- **Exercise instructions**: All lines from the beginning of the listing through the line with "const annDb = [86, 40, -44];" are to be copied word for word; the pictures are not.

- **Recorded data**:
* begin *
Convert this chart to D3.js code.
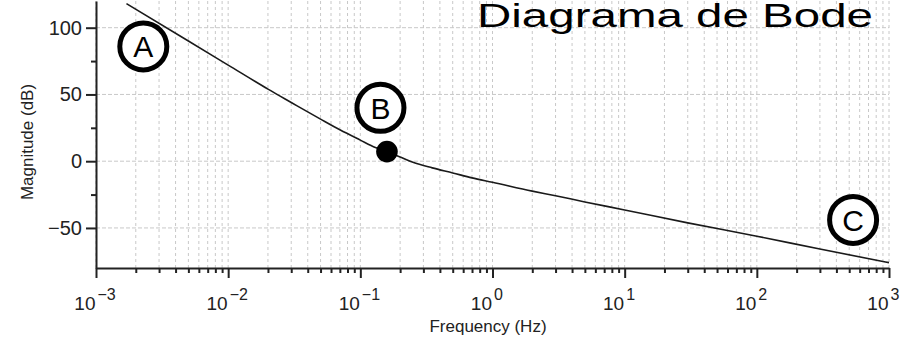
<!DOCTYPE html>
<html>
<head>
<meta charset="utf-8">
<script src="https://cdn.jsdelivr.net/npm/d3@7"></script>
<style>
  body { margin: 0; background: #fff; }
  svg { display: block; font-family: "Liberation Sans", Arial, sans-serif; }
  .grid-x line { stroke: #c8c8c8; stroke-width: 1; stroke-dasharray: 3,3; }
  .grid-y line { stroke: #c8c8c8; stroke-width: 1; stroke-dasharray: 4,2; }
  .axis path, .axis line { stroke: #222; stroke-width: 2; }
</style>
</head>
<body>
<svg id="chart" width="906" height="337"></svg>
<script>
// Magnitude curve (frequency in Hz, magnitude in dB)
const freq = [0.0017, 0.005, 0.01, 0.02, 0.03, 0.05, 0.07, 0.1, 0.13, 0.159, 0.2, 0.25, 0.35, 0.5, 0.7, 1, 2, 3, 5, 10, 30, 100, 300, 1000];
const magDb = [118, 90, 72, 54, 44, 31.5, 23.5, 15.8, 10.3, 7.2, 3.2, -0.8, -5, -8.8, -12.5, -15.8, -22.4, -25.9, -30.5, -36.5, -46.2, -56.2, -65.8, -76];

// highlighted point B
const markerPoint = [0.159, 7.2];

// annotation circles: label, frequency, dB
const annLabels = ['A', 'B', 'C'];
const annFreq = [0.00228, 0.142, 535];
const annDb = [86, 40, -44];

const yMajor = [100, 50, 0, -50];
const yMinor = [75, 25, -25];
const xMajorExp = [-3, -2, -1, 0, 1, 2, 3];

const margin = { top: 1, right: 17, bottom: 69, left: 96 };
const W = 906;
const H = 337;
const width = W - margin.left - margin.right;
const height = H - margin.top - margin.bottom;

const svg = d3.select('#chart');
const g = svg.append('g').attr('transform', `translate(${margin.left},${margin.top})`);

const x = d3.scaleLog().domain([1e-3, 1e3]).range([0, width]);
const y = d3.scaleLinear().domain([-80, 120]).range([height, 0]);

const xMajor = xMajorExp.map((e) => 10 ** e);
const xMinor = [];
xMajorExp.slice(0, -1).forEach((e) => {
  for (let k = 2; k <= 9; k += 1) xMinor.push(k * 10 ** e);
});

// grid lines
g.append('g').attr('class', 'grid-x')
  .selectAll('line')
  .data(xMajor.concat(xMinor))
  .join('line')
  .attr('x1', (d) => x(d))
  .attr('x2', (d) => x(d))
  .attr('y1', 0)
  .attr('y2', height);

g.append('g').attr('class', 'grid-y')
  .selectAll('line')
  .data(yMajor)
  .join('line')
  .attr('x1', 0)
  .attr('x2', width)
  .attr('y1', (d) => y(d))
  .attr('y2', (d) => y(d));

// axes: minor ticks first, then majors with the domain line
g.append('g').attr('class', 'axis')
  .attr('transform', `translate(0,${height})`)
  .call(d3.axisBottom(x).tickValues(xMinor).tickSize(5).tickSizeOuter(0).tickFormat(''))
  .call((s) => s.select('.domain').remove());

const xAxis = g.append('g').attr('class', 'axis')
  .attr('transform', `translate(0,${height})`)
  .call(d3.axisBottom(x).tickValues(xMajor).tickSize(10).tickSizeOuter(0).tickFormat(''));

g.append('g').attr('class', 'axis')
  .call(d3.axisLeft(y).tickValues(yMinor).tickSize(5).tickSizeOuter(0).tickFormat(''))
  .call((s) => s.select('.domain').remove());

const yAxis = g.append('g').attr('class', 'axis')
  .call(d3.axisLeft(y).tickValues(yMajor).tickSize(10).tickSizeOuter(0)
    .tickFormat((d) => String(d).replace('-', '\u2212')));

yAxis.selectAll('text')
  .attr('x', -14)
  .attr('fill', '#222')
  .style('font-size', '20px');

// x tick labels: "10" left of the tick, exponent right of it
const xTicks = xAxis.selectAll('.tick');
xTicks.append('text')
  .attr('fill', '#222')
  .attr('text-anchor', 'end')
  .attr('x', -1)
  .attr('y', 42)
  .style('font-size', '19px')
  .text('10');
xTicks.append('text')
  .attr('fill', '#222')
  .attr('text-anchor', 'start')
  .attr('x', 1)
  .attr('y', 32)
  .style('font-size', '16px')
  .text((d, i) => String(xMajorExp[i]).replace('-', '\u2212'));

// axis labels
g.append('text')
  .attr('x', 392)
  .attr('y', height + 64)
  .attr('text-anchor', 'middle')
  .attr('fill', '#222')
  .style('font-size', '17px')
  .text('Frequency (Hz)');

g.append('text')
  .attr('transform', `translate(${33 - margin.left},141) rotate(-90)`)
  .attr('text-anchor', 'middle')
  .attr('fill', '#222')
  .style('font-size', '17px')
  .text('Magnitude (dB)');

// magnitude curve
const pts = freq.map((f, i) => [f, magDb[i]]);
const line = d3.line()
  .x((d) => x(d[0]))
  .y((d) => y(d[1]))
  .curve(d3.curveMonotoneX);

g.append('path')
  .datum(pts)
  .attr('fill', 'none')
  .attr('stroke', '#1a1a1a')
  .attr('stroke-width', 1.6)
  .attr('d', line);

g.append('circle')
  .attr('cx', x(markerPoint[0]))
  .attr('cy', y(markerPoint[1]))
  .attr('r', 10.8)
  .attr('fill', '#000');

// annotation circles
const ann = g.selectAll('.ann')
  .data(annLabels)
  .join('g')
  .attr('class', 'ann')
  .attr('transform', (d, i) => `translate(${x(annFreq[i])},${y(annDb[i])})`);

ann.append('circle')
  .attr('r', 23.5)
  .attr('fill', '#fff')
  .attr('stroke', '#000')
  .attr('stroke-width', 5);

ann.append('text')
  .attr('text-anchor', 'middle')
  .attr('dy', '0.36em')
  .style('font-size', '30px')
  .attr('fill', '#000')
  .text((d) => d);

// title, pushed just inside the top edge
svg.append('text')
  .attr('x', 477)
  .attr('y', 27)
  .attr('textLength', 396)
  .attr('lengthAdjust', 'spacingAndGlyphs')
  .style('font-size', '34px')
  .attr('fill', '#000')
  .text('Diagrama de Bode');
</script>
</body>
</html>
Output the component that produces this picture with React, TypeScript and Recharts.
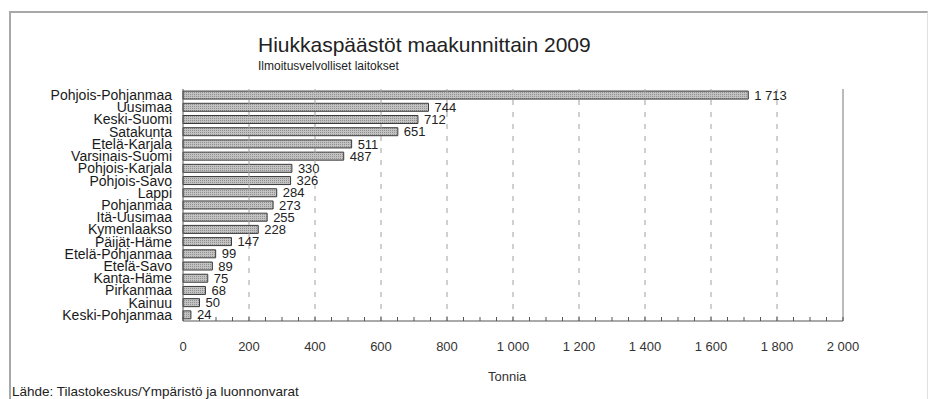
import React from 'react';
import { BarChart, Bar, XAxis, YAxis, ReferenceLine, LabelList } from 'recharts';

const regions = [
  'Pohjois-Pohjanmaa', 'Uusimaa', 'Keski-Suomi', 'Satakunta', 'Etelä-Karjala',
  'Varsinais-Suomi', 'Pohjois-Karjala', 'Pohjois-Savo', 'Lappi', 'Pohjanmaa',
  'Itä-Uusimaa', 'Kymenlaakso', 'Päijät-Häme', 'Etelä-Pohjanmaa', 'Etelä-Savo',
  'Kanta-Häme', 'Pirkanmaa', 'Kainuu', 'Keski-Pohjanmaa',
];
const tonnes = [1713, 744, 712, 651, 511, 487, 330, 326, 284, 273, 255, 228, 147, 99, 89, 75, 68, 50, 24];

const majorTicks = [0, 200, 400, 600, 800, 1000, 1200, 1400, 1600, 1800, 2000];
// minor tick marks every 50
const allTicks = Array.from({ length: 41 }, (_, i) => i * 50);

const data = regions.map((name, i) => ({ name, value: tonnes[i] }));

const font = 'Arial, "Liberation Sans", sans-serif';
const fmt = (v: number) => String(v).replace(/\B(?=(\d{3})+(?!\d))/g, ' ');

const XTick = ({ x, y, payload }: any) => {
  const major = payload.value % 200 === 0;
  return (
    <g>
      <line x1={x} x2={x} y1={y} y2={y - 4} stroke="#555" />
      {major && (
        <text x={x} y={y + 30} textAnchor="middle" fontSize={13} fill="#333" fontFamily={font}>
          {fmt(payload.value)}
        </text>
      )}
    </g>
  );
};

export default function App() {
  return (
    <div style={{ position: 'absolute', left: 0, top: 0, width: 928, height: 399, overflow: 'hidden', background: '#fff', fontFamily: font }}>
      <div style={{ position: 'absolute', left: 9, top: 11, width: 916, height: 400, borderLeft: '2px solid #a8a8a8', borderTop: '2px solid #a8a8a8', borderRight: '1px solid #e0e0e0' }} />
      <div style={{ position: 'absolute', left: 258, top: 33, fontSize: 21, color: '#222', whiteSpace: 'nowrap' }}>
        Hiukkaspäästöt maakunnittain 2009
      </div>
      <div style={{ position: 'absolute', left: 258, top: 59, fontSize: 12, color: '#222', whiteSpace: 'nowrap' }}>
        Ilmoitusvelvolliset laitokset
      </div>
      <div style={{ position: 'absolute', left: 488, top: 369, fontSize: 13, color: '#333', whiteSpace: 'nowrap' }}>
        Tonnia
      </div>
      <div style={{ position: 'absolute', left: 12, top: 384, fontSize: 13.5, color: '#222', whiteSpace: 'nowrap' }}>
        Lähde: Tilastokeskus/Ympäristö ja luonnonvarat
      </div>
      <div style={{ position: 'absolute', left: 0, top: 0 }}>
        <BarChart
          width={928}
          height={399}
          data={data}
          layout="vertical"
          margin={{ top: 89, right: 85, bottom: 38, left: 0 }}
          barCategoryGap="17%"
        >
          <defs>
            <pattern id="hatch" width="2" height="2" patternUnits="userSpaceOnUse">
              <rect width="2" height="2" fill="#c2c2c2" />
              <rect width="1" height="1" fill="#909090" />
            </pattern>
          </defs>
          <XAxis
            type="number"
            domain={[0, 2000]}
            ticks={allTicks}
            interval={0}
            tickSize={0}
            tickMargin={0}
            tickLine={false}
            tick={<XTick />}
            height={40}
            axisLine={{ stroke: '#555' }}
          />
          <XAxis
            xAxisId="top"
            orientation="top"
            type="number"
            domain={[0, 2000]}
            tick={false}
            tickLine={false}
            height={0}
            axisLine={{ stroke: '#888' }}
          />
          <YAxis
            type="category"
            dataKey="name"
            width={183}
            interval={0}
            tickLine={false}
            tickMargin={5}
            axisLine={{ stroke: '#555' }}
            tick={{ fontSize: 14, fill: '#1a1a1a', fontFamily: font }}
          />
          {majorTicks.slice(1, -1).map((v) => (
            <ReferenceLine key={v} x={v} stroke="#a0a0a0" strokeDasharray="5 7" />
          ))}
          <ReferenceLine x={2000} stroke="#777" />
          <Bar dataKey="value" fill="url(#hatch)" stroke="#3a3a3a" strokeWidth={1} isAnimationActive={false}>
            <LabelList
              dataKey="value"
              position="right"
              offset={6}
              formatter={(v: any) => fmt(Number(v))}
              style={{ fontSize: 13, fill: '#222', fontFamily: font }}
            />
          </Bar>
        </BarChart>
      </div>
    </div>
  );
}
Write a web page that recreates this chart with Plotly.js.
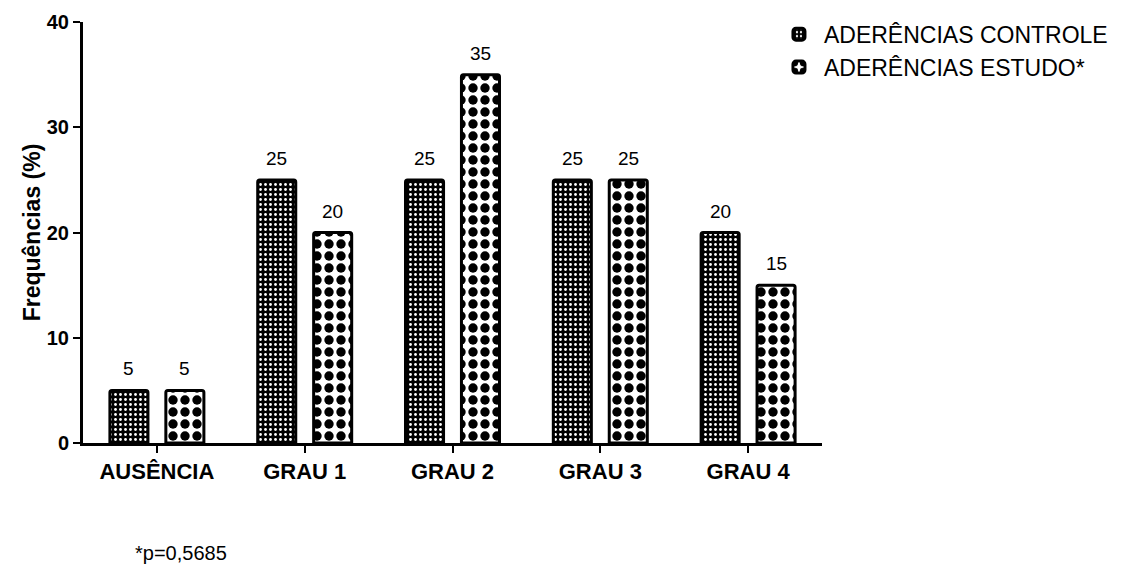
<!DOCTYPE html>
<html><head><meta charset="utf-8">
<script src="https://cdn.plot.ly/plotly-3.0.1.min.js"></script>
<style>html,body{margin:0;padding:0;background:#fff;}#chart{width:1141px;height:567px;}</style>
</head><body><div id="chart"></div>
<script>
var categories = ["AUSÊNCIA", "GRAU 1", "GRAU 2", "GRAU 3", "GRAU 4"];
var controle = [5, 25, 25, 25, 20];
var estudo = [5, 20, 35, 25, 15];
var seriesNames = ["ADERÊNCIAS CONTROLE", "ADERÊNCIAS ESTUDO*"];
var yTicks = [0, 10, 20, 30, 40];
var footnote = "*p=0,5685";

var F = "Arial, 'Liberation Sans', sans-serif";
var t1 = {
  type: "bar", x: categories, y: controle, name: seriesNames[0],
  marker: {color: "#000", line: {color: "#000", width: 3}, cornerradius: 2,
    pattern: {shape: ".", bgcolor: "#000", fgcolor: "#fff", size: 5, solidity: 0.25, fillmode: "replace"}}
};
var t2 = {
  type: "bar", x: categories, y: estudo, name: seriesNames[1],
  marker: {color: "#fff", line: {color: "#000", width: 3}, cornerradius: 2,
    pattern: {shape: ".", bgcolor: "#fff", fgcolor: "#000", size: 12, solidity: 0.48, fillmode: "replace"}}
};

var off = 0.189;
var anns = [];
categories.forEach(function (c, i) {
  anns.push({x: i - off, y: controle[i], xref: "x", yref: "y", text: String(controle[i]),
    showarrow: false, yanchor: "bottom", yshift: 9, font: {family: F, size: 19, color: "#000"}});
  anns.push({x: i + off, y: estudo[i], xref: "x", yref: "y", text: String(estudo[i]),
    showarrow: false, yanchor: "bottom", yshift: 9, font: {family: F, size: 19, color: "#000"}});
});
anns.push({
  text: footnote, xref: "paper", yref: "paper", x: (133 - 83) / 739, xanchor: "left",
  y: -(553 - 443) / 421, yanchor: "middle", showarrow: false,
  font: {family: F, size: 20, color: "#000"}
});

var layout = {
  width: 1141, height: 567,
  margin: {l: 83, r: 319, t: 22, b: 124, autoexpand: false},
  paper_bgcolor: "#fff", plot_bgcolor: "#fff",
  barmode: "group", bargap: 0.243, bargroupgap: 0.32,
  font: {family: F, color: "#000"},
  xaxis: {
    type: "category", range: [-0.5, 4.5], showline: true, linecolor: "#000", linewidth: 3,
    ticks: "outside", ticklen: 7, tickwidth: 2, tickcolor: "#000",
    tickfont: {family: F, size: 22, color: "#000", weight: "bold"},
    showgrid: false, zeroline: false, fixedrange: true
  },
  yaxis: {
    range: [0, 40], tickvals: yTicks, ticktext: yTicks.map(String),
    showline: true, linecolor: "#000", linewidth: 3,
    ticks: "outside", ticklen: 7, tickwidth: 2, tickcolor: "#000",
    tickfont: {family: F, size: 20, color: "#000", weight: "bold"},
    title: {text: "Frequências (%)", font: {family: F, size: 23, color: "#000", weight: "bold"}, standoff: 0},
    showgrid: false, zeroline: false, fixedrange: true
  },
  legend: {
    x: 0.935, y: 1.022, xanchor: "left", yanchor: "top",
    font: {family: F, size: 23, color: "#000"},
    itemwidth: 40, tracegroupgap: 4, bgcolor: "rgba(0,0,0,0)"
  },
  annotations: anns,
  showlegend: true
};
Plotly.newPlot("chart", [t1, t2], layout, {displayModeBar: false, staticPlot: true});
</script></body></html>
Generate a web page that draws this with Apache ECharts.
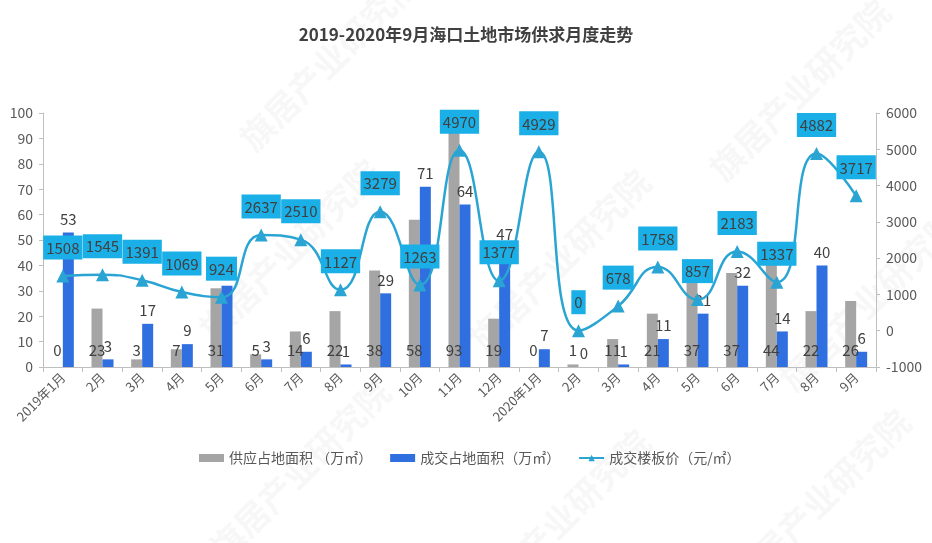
* end *
- **Correct answer**:
Convert this chart to D3.js code.
<!DOCTYPE html>
<html>
<head>
<meta charset="utf-8">
<script src="https://cdn.jsdelivr.net/npm/d3@7"></script>
<style>
  body { margin: 0; background: #fff; }
  svg { display: block; font-family: "Liberation Sans", Arial, sans-serif; }
  .grid-x line { stroke: #c8c8c8; stroke-width: 1; stroke-dasharray: 3,3; }
  .grid-y line { stroke: #c8c8c8; stroke-width: 1; stroke-dasharray: 4,2; }
  .axis path, .axis line { stroke: #222; stroke-width: 2; }
</style>
</head>
<body>
<svg id="chart" width="906" height="337"></svg>
<script>
// Magnitude curve (frequency in Hz, magnitude in dB)
const freq = [0.0017, 0.005, 0.01, 0.02, 0.03, 0.05, 0.07, 0.1, 0.13, 0.159, 0.2, 0.25, 0.35, 0.5, 0.7, 1, 2, 3, 5, 10, 30, 100, 300, 1000];
const magDb = [118, 90, 72, 54, 44, 31.5, 23.5, 15.8, 10.3, 7.2, 3.2, -0.8, -5, -8.8, -12.5, -15.8, -22.4, -25.9, -30.5, -36.5, -46.2, -56.2, -65.8, -76];

// highlighted point B
const markerPoint = [0.159, 7.2];

// annotation circles: label, frequency, dB
const annLabels = ['A', 'B', 'C'];
const annFreq = [0.00228, 0.142, 535];
const annDb = [86, 40, -44];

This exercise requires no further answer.